=== EXERCISE ===
Pictures do not belong in the copy; restate the records below word for word.

=== SUPPLIED RECORDS ===
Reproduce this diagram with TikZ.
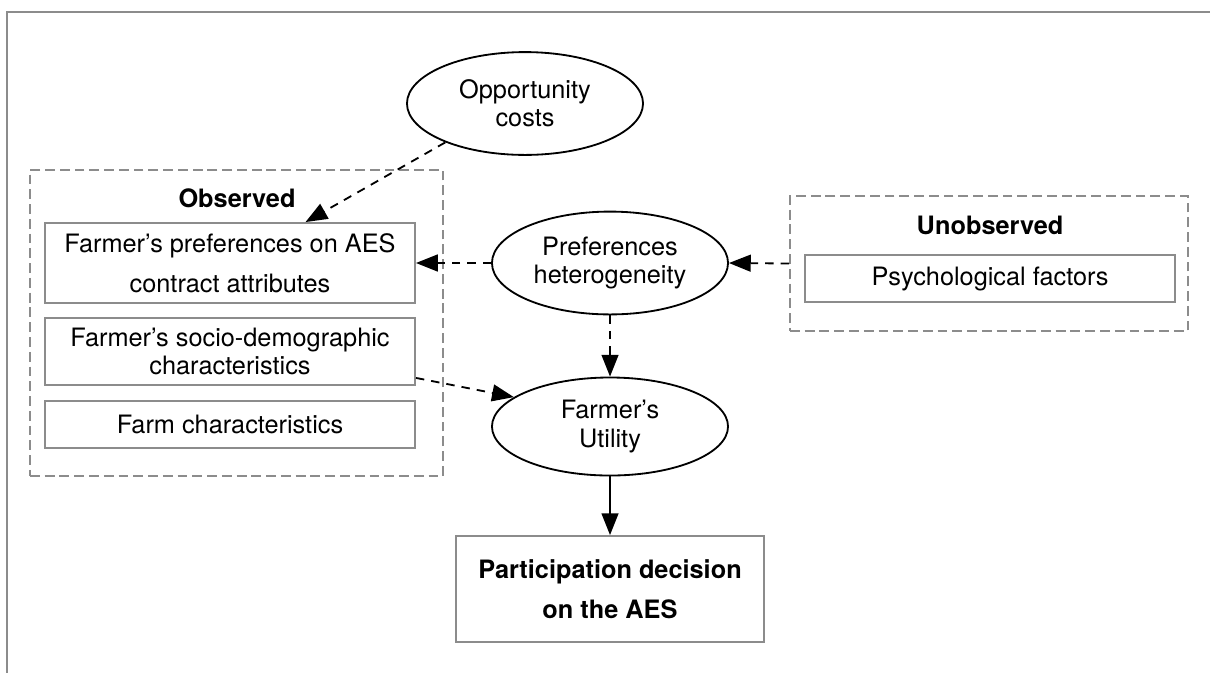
\documentclass[tikz,border=0pt]{standalone}
\usepackage{fontspec}
\setmainfont{TeX Gyre Heros}
\usepackage{tikz}
\usetikzlibrary{arrows.meta,shapes.geometric,calc}
\definecolor{framegray}{HTML}{8C8C8C}

\begin{document}
\begin{tikzpicture}[x=0.025cm,y=-0.025cm,
    every node/.style={font=\fontsize{18}{20}\selectfont, align=center},
    oval/.style={draw=black, line width=1.3pt, ellipse, minimum width=5.9cm, minimum height=2.57cm, inner sep=0pt},
    attrbox/.style={draw=framegray, line width=1.3pt, minimum width=9.25cm, inner sep=0pt},
    groupbox/.style={draw=framegray, line width=1.2pt, dash pattern=on 7pt off 3.5pt, inner sep=0pt},
    dasharrow/.style={-{Triangle[length=15.5pt,width=12pt]}, line width=1.3pt, dash pattern=on 6pt off 5pt},
    solidarrow/.style={-{Triangle[length=15.5pt,width=12pt]}, line width=1.3pt}]
    \useasboundingbox (0,0) rectangle (1210,673);

    % Cadre (haut et gauche)
    \draw[framegray, line width=1.5pt] (1210,12) -- (7,12) -- (7,673);

    % Groupes pointilles
    \node[groupbox, minimum width=10.325cm, minimum height=7.65cm] (obsgroup) at (236.5,323) {};
    \node[groupbox, minimum width=9.95cm, minimum height=3.375cm] (unobsgroup) at (989,263.5) {};

    % Observe
    \node (obslabel) at (237,198) {\textbf{Observed}};
    \node[attrbox, minimum height=2cm] (prefattr) at (230,263) {Farmer’s preferences on AES\\[8.5pt]contract attributes};
    \node[attrbox, minimum height=1.675cm] (socio) at (230,351.5) {Farmer’s socio-demographic\\characteristics};
    \node[attrbox, minimum height=1.175cm] (farm) at (230,424.5) {Farm characteristics};

    % Non observe
    \node (unobslabel) at (990,225) {\textbf{Unobserved}};
    \node[attrbox, minimum height=1.175cm] (psych) at (990,278.5) {Psychological factors};

    % Ellipses
    \node[oval] (opp) at (525,103.5) {Opportunity\\costs};
    \node[oval] (pref) at (610,263) {Preferences\\heterogeneity};
    \node[oval, minimum height=2.45cm] (util) at (610,426.5) {Farmer’s\\Utility};

    % Decision
    \node[attrbox, minimum width=7.7cm, minimum height=2.65cm] (part) at (610,589) {\textbf{Participation decision}\\[8.5pt]\textbf{on the AES}};

    % Fleches
    \coordinate (opptarget) at ($(prefattr.north west)!0.703!(prefattr.north east)$);
    \coordinate (sociotail) at ($(socio.south east)+(0,-8)$);
    \draw[dasharrow] (opp.206) -- (opptarget);
    \draw[dasharrow] (pref.west) -- (prefattr.east);
    \draw[dasharrow] (unobsgroup.west) -- (pref.east);
    \draw[dasharrow] (pref.south) -- (util.north);
    \draw[dasharrow] (sociotail) -- (util.163);
    \draw[solidarrow] (util.south) -- (part.north);
\end{tikzpicture}
\end{document}
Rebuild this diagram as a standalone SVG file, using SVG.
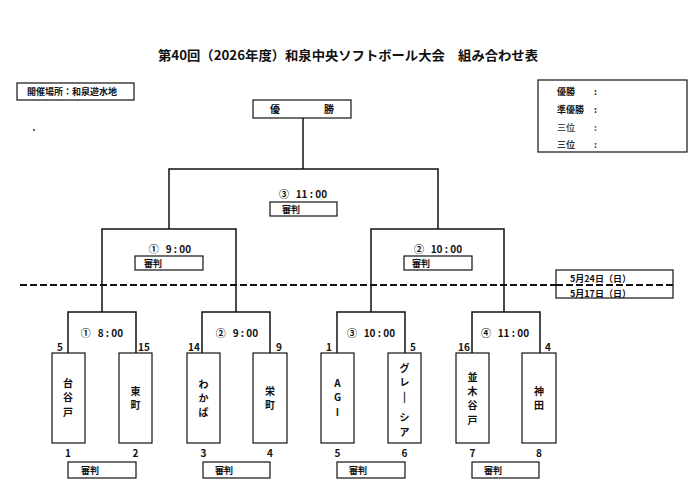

=== FULL OUTPUT ===
Reproduce this diagram with TikZ.
\documentclass[tikz,border=0pt]{standalone}
\usepackage{fontspec}
\setmainfont{TeX Gyre Heros}
\usepackage{tikz}
\usetikzlibrary{arrows.meta,shapes.geometric,calc}
\definecolor{framegray}{HTML}{8C8C8C}

\begin{document}
\begin{tikzpicture}[x=0.025cm,y=-0.025cm,
    every node/.style={font=\fontsize{18}{20}\selectfont, align=center},
    oval/.style={draw=black, line width=1.3pt, ellipse, minimum width=5.9cm, minimum height=2.57cm, inner sep=0pt},
    attrbox/.style={draw=framegray, line width=1.3pt, minimum width=9.25cm, inner sep=0pt},
    groupbox/.style={draw=framegray, line width=1.2pt, dash pattern=on 7pt off 3.5pt, inner sep=0pt},
    dasharrow/.style={-{Triangle[length=15.5pt,width=12pt]}, line width=1.3pt, dash pattern=on 6pt off 5pt},
    solidarrow/.style={-{Triangle[length=15.5pt,width=12pt]}, line width=1.3pt}]
    \useasboundingbox (0,0) rectangle (1210,673);

    % Cadre (haut et gauche)
    \draw[framegray, line width=1.5pt] (1210,12) -- (7,12) -- (7,673);

    % Groupes pointilles
    \node[groupbox, minimum width=10.325cm, minimum height=7.65cm] (obsgroup) at (236.5,323) {};
    \node[groupbox, minimum width=9.95cm, minimum height=3.375cm] (unobsgroup) at (989,263.5) {};

    % Observe
    \node (obslabel) at (237,198) {\textbf{Observed}};
    \node[attrbox, minimum height=2cm] (prefattr) at (230,263) {Farmer’s preferences on AES\\[8.5pt]contract attributes};
    \node[attrbox, minimum height=1.675cm] (socio) at (230,351.5) {Farmer’s socio-demographic\\characteristics};
    \node[attrbox, minimum height=1.175cm] (farm) at (230,424.5) {Farm characteristics};

    % Non observe
    \node (unobslabel) at (990,225) {\textbf{Unobserved}};
    \node[attrbox, minimum height=1.175cm] (psych) at (990,278.5) {Psychological factors};

    % Ellipses
    \node[oval] (opp) at (525,103.5) {Opportunity\\costs};
    \node[oval] (pref) at (610,263) {Preferences\\heterogeneity};
    \node[oval, minimum height=2.45cm] (util) at (610,426.5) {Farmer’s\\Utility};

    % Decision
    \node[attrbox, minimum width=7.7cm, minimum height=2.65cm] (part) at (610,589) {\textbf{Participation decision}\\[8.5pt]\textbf{on the AES}};

    % Fleches
    \coordinate (opptarget) at ($(prefattr.north west)!0.703!(prefattr.north east)$);
    \coordinate (sociotail) at ($(socio.south east)+(0,-8)$);
    \draw[dasharrow] (opp.206) -- (opptarget);
    \draw[dasharrow] (pref.west) -- (prefattr.east);
    \draw[dasharrow] (unobsgroup.west) -- (pref.east);
    \draw[dasharrow] (pref.south) -- (util.north);
    \draw[dasharrow] (sociotail) -- (util.163);
    \draw[solidarrow] (util.south) -- (part.north);
\end{tikzpicture}
\end{document}
Rebuild this diagram as a standalone SVG file, using SVG.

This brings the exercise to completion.